## RECORD EXTRACTS
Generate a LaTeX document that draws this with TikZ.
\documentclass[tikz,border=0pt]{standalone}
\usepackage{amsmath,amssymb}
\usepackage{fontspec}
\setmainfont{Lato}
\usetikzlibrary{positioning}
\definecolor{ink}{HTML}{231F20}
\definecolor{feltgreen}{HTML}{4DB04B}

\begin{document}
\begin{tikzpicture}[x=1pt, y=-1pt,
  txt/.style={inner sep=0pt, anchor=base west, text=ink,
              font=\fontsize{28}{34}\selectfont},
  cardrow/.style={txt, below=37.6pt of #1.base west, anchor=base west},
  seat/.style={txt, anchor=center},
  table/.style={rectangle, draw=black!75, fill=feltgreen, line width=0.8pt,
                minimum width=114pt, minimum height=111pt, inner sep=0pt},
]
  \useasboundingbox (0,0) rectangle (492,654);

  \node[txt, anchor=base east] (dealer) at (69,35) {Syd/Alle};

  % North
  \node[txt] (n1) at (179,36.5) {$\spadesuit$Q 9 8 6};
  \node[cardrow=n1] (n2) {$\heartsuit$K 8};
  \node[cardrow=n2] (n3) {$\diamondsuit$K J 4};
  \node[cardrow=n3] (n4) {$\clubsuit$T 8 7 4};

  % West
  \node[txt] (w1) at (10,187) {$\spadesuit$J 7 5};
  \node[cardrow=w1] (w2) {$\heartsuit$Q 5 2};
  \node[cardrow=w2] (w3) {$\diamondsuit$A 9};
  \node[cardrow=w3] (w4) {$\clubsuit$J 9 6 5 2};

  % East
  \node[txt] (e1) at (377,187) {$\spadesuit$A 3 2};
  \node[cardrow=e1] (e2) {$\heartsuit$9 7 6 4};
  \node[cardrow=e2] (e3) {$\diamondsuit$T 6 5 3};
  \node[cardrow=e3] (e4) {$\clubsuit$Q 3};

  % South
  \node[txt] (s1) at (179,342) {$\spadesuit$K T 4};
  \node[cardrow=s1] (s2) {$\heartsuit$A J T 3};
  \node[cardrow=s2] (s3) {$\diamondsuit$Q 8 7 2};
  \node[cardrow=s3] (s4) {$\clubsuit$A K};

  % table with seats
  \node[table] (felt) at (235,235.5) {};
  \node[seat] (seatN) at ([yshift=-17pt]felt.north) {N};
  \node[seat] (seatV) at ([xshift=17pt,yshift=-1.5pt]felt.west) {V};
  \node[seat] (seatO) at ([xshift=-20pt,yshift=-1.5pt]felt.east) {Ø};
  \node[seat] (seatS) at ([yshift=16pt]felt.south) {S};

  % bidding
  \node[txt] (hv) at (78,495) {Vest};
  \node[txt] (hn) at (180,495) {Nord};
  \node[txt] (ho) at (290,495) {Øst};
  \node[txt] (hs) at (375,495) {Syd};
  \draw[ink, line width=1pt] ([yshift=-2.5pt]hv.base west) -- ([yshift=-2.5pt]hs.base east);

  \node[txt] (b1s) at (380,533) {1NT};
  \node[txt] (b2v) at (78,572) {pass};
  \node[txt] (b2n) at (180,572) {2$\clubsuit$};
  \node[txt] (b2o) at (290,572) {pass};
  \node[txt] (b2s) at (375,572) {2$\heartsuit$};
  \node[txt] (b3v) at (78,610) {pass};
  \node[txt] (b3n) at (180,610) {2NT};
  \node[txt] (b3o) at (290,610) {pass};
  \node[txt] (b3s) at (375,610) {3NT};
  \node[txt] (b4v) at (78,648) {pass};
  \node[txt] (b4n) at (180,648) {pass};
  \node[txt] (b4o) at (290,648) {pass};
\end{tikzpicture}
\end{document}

---

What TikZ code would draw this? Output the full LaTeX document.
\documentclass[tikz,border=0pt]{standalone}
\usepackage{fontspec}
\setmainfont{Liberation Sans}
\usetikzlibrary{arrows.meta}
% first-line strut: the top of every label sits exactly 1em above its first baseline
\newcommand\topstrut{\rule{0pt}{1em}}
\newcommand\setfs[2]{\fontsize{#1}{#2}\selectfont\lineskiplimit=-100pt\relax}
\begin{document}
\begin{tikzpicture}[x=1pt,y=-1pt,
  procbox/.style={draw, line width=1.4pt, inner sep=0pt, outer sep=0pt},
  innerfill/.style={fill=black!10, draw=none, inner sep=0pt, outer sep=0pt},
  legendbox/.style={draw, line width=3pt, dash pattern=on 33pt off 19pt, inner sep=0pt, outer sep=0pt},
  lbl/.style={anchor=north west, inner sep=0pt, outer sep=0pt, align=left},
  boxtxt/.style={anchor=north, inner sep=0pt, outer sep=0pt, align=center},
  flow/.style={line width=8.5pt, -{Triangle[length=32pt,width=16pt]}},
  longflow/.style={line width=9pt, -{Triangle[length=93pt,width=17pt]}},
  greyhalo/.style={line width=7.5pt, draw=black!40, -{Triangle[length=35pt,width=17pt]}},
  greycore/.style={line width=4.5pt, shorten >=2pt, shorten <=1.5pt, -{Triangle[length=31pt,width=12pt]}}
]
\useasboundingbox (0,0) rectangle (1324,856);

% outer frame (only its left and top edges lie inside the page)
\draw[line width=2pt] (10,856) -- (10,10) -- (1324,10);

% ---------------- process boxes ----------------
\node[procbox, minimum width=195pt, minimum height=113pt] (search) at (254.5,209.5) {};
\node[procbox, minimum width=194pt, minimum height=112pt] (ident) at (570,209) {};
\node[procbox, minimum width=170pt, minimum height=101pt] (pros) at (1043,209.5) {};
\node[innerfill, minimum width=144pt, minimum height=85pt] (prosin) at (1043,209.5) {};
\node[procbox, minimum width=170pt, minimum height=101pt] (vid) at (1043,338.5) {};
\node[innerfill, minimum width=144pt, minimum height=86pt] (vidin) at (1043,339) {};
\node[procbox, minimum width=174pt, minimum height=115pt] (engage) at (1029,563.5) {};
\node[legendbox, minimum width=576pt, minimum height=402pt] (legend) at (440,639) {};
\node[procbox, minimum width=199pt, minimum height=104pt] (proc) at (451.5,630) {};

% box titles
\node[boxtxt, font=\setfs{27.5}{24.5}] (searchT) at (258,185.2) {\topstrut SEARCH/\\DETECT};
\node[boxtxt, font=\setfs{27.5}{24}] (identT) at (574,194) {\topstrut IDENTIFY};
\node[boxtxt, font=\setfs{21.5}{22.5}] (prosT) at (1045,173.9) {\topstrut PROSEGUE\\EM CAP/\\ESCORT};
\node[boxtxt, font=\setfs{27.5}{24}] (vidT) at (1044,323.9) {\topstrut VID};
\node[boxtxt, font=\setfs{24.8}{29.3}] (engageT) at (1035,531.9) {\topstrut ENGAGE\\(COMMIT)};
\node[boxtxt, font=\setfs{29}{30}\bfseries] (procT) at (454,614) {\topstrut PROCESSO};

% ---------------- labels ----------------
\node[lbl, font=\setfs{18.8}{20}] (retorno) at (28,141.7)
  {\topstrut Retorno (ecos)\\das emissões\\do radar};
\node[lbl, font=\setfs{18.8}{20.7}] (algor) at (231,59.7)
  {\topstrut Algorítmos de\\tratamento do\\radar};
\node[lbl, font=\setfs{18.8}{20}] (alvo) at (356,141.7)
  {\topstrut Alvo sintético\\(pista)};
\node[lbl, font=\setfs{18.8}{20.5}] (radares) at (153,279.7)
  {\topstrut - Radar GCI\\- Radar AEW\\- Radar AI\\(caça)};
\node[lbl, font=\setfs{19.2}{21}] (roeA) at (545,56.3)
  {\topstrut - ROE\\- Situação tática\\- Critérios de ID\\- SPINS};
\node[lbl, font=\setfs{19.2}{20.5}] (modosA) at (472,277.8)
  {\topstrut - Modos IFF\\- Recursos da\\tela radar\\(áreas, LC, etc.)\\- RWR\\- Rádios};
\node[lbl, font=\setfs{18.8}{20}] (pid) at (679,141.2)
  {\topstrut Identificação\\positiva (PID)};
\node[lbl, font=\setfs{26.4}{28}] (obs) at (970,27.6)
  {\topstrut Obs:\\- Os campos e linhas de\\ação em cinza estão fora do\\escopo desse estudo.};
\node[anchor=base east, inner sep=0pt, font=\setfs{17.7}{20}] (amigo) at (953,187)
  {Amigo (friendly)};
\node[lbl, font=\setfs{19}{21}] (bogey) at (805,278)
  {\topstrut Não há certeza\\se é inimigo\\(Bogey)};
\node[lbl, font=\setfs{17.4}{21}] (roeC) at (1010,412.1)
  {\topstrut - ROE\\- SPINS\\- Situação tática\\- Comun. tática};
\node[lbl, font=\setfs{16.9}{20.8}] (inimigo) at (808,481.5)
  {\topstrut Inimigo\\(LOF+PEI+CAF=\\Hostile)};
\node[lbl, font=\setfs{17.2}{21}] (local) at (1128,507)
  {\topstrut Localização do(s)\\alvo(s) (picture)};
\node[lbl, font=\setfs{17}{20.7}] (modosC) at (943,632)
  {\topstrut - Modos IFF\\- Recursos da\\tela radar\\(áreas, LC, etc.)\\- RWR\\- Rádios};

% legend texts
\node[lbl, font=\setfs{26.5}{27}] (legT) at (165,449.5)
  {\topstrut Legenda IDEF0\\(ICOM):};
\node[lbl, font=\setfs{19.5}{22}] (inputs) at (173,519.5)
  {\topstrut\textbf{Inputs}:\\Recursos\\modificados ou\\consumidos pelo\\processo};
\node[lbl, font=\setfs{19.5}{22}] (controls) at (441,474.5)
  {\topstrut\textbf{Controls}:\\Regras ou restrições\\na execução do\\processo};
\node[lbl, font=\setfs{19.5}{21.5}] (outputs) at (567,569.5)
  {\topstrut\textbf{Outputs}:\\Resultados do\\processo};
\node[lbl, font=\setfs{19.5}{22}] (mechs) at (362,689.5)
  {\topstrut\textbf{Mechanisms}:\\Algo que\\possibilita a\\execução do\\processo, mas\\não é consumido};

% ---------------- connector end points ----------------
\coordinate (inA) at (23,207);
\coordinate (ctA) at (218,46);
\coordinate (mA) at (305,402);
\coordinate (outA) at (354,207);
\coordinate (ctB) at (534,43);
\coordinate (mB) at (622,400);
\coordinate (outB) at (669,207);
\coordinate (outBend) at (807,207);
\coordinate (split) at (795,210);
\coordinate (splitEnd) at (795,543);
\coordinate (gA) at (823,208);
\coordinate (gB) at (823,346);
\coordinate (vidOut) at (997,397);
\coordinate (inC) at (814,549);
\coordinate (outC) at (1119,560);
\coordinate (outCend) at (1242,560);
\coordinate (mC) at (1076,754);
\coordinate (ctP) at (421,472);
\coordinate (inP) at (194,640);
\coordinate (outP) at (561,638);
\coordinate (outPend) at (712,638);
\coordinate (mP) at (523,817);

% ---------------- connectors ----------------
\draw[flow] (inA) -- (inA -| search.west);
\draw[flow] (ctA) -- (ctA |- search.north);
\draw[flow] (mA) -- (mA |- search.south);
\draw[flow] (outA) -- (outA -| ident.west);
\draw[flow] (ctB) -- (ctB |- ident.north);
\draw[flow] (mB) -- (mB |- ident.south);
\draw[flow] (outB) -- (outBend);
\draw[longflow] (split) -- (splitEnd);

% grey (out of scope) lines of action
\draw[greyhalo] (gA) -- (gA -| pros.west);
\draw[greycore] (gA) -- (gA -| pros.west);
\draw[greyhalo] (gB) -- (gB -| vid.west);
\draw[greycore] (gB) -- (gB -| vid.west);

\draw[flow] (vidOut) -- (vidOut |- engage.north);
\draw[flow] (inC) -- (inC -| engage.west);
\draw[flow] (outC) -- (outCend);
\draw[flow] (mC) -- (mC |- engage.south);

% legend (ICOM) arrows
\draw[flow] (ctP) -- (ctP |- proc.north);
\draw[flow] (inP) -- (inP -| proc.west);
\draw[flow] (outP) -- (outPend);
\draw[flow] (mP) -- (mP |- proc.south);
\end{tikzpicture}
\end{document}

## AIM OF THE TASK
Extract exactly the run of lines beginning at the line with "What TikZ code" and ending at the line with "(10,10) -- (1324,10);", including both ends and nothing beyond them.

## RESPONSE BELOW
What TikZ code would draw this? Output the full LaTeX document.
\documentclass[tikz,border=0pt]{standalone}
\usepackage{fontspec}
\setmainfont{Liberation Sans}
\usetikzlibrary{arrows.meta}
% first-line strut: the top of every label sits exactly 1em above its first baseline
\newcommand\topstrut{\rule{0pt}{1em}}
\newcommand\setfs[2]{\fontsize{#1}{#2}\selectfont\lineskiplimit=-100pt\relax}
\begin{document}
\begin{tikzpicture}[x=1pt,y=-1pt,
  procbox/.style={draw, line width=1.4pt, inner sep=0pt, outer sep=0pt},
  innerfill/.style={fill=black!10, draw=none, inner sep=0pt, outer sep=0pt},
  legendbox/.style={draw, line width=3pt, dash pattern=on 33pt off 19pt, inner sep=0pt, outer sep=0pt},
  lbl/.style={anchor=north west, inner sep=0pt, outer sep=0pt, align=left},
  boxtxt/.style={anchor=north, inner sep=0pt, outer sep=0pt, align=center},
  flow/.style={line width=8.5pt, -{Triangle[length=32pt,width=16pt]}},
  longflow/.style={line width=9pt, -{Triangle[length=93pt,width=17pt]}},
  greyhalo/.style={line width=7.5pt, draw=black!40, -{Triangle[length=35pt,width=17pt]}},
  greycore/.style={line width=4.5pt, shorten >=2pt, shorten <=1.5pt, -{Triangle[length=31pt,width=12pt]}}
]
\useasboundingbox (0,0) rectangle (1324,856);

% outer frame (only its left and top edges lie inside the page)
\draw[line width=2pt] (10,856) -- (10,10) -- (1324,10);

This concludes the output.